The fire has gone out in Jerusalem, leaving only the choking scent of ash and the haunting silence of a deserted Temple. In this final movement of Lamentations, the survivors emerge from the wreckage not to sing, but to build a legal case against their own despair. They are paying for water, wood, and life itself, living as ghosts in a land that was once their inheritance. This isn't a poem; it's a desperate communal petition thrown at the feet of a God who seems to have walked away from the covenant. It begins with a demand for God to 'Remember' and ends with a gut-wrenching question that leaves the entire fate of Israel hanging in the balance. It is the ultimate 'bottoming out' of the soul.
The prayer pivots on the tension between God's eternal throne and His perceived temporal absence. It refuses to let God off the hook, demanding that His unchanging sovereignty meet their changing misery.
"The plea 'Restore me that I may return' in Jeremiah is echoed here as a communal cry, anticipating the New Covenant's power to change hearts."
"The contrast between the perishing human and the eternal throne is a classic Zion tradition that chapter 5 clings to in the dark."
"While Isaiah saw the throne in glory, Lamentations 5 appeals to the throne from the ruins, proving that God's reign isn't dependent on the Temple's standing."
Unlike the first four chapters, Chapter 5 is not an alphabetic acrostic, though it maintains 22 verses. It’s as if the grief became too heavy for the formal structure to contain.
In ancient Israel, water and wood were communal resources. Paying for them (v4) signaled the absolute economic collapse and loss of basic human rights under occupation.
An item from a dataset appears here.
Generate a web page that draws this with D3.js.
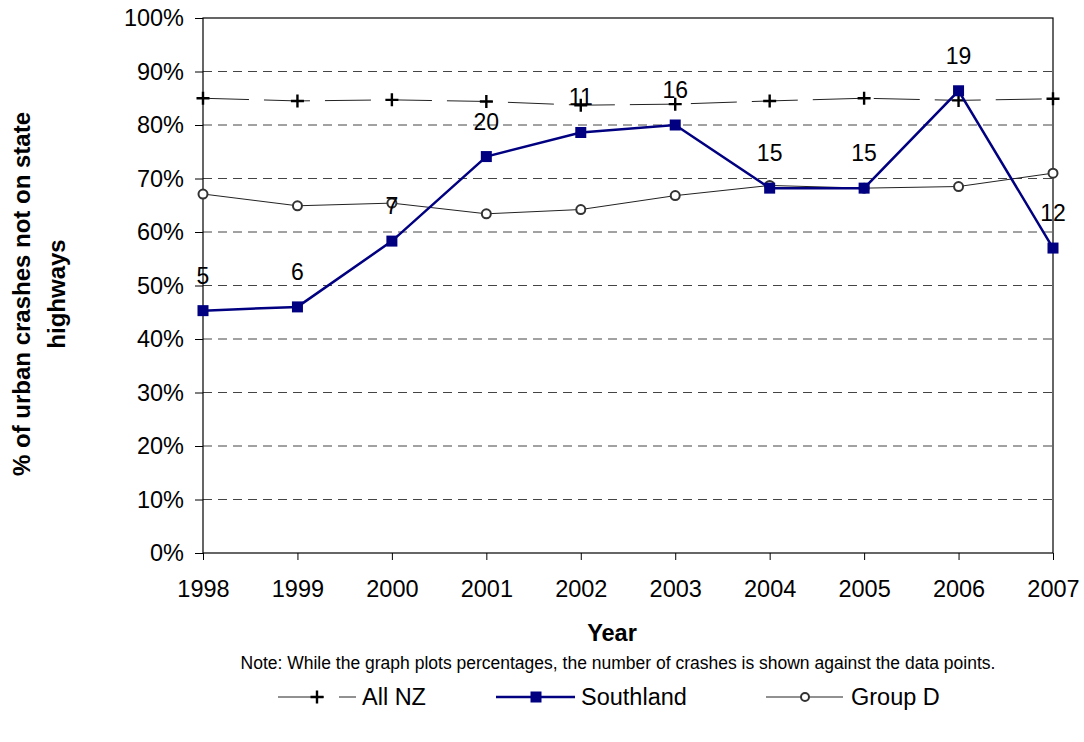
<!DOCTYPE html>
<html>
<head>
<meta charset="utf-8">
<script src="https://cdn.jsdelivr.net/npm/d3@7"></script>
<style>
  body { margin: 0; background: #fff; }
  text { font-family: Arial, "Liberation Sans", sans-serif; fill: #000; }
</style>
</head>
<body>
<div id="container"></div>
<script>
// chart data
let years = [1998, 1999, 2000, 2001, 2002, 2003, 2004, 2005, 2006, 2007];
let allNZ = [85.0, 84.5, 84.7, 84.4, 83.7, 83.9, 84.5, 85.0, 84.6, 84.9];
let southland = [45.3, 46.0, 58.3, 74.1, 78.6, 80.0, 68.2, 68.2, 86.4, 57.0];
let groupD = [67.1, 64.9, 65.4, 63.4, 64.2, 66.8, 68.7, 68.2, 68.5, 71.0];
let crashCounts = [5, 6, 7, 20, 11, 16, 15, 15, 19, 12];
let yTicks = [0, 10, 20, 30, 40, 50, 60, 70, 80, 90, 100];

let w = 1084;
let h = 742;
let pLeft = 203, pRight = 1053, pTop = 18, pBottom = 553;
let navy = "#000080";
let font = "Arial, 'Liberation Sans', sans-serif";

let viz = d3.select("#container")
  .append("svg")
    .attr("width", w)
    .attr("height", h)
;

let xScale = d3.scalePoint().domain(years).range([pLeft, pRight]);
let yScale = d3.scaleLinear().domain([0, 100]).range([pBottom, pTop]);

// gridlines
viz.append("g").selectAll("line").data(yTicks.filter(d => d > 0 && d < 100)).enter()
  .append("line")
    .attr("x1", pLeft).attr("x2", pRight)
    .attr("y1", d => yScale(d)).attr("y2", d => yScale(d))
    .attr("stroke", "#444")
    .attr("stroke-dasharray", "9,6")
;

// plot frame
viz.append("rect")
  .attr("x", pLeft).attr("y", pTop)
  .attr("width", pRight - pLeft).attr("height", pBottom - pTop)
  .attr("fill", "none").attr("stroke", "#000").attr("stroke-width", 1.2);

// axes
let yAxis = d3.axisLeft(yScale).tickValues(yTicks).tickSize(8).tickFormat(d => d + "%");
let yAxisGroup = viz.append("g")
  .attr("transform", "translate(" + pLeft + ",0)")
  .call(yAxis);
yAxisGroup.select(".domain").remove();
yAxisGroup.selectAll("text").attr("x", -19).attr("font-size", 23.5).attr("font-family", font);
yAxisGroup.selectAll(".tick line").attr("stroke", "#000");

let xAxis = d3.axisBottom(xScale).tickSize(7);
let xAxisGroup = viz.append("g")
  .attr("transform", "translate(0," + pBottom + ")")
  .call(xAxis);
xAxisGroup.select(".domain").remove();
xAxisGroup.selectAll("text").attr("y", 44).attr("dy", 0).attr("font-size", 23.5).attr("font-family", font);
xAxisGroup.selectAll(".tick line").attr("stroke", "#000");

// axis titles
viz.append("text")
  .attr("x", 612).attr("y", 641)
  .attr("text-anchor", "middle").attr("font-size", 23.5).attr("font-weight", "bold")
  .text("Year");
viz.append("text")
  .attr("x", 618).attr("y", 669)
  .attr("text-anchor", "middle").attr("font-size", 17.5)
  .text("Note: While the graph plots percentages, the number of crashes is shown against the data points.");

let yTitle = viz.append("text")
  .attr("transform", "translate(30,294) rotate(-90)")
  .attr("text-anchor", "middle").attr("font-size", 24).attr("font-weight", "bold");
yTitle.append("tspan").attr("x", 0).attr("y", 0).text("% of urban crashes not on state");
yTitle.append("tspan").attr("x", 0).attr("y", 35).text("highways");

let lineMaker = d3.line()
  .x((d, i) => xScale(years[i]))
  .y(d => yScale(d));

let graphGroup = viz.append("g");

// All NZ
graphGroup.append("path")
  .attr("d", lineMaker(allNZ))
  .attr("fill", "none").attr("stroke", "#222").attr("stroke-width", 1)
  .attr("stroke-dasharray", "46,15");
graphGroup.selectAll(".plus").data(allNZ).enter()
  .append("path")
    .attr("class", "plus")
    .attr("transform", (d, i) => "translate(" + xScale(years[i]) + "," + yScale(d) + ")")
    .attr("d", "M-6.5,0H6.5M0,-6.5V6.5")
    .attr("stroke", "#000").attr("stroke-width", 2.4)
;

// Group D
graphGroup.append("path")
  .attr("d", lineMaker(groupD))
  .attr("fill", "none").attr("stroke", "#222").attr("stroke-width", 1);
graphGroup.selectAll(".circ").data(groupD).enter()
  .append("circle")
    .attr("class", "circ")
    .attr("cx", (d, i) => xScale(years[i]))
    .attr("cy", d => yScale(d))
    .attr("r", 4.5)
    .attr("fill", "#fff").attr("stroke", "#333").attr("stroke-width", 2)
;

// Southland
graphGroup.append("path")
  .attr("d", lineMaker(southland))
  .attr("fill", "none").attr("stroke", navy).attr("stroke-width", 2.5);
graphGroup.selectAll(".sq").data(southland).enter()
  .append("rect")
    .attr("class", "sq")
    .attr("x", (d, i) => xScale(years[i]) - 5.5)
    .attr("y", d => yScale(d) - 5.5)
    .attr("width", 11).attr("height", 11)
    .attr("fill", navy)
;

// crash count labels
graphGroup.selectAll(".lbl").data(crashCounts).enter()
  .append("text")
    .attr("class", "lbl")
    .attr("x", (d, i) => xScale(years[i]))
    .attr("y", (d, i) => yScale(southland[i]) - 27)
    .attr("text-anchor", "middle").attr("font-size", 23)
    .text(d => d)
;

// legend
let legendY = 697;
let legend = viz.append("g");
// All NZ
legend.append("line").attr("x1", 278).attr("x2", 356).attr("y1", legendY).attr("y2", legendY)
  .attr("stroke", "#222").attr("stroke-width", 1).attr("stroke-dasharray", "46,15");
legend.append("path").attr("transform", "translate(317," + legendY + ")")
  .attr("d", "M-6.5,0H6.5M0,-6.5V6.5").attr("stroke", "#000").attr("stroke-width", 2.4);
legend.append("text").attr("x", 362).attr("y", legendY + 8).attr("font-size", 23.5).text("All NZ");
// Southland
legend.append("line").attr("x1", 496).attr("x2", 575).attr("y1", legendY).attr("y2", legendY)
  .attr("stroke", navy).attr("stroke-width", 2.5);
legend.append("rect").attr("x", 536 - 5.5).attr("y", legendY - 5.5).attr("width", 11).attr("height", 11).attr("fill", navy);
legend.append("text").attr("x", 581).attr("y", legendY + 8).attr("font-size", 23.5).text("Southland");
// Group D
legend.append("line").attr("x1", 766).attr("x2", 843).attr("y1", legendY).attr("y2", legendY)
  .attr("stroke", "#222").attr("stroke-width", 1);
legend.append("circle").attr("cx", 805).attr("cy", legendY).attr("r", 4).attr("fill", "#fff").attr("stroke", "#333").attr("stroke-width", 2);
legend.append("text").attr("x", 851).attr("y", legendY + 8).attr("font-size", 23.5).text("Group D");
</script>
</body>
</html>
The word for 'pursue' in verse 5 (*radaph*) is a hunting term. The exiles felt like exhausted prey that had finally been cornered with no breath left.
The mention of jackals on Mount Zion (v18) was a 'horror movie' image for Jews. It meant the Holy of Holies had become a den for scavengers.
Synagogue readings of Lamentations often repeat verse 21 after verse 22 so the book doesn't end on the terrifying possibility of God's total rejection.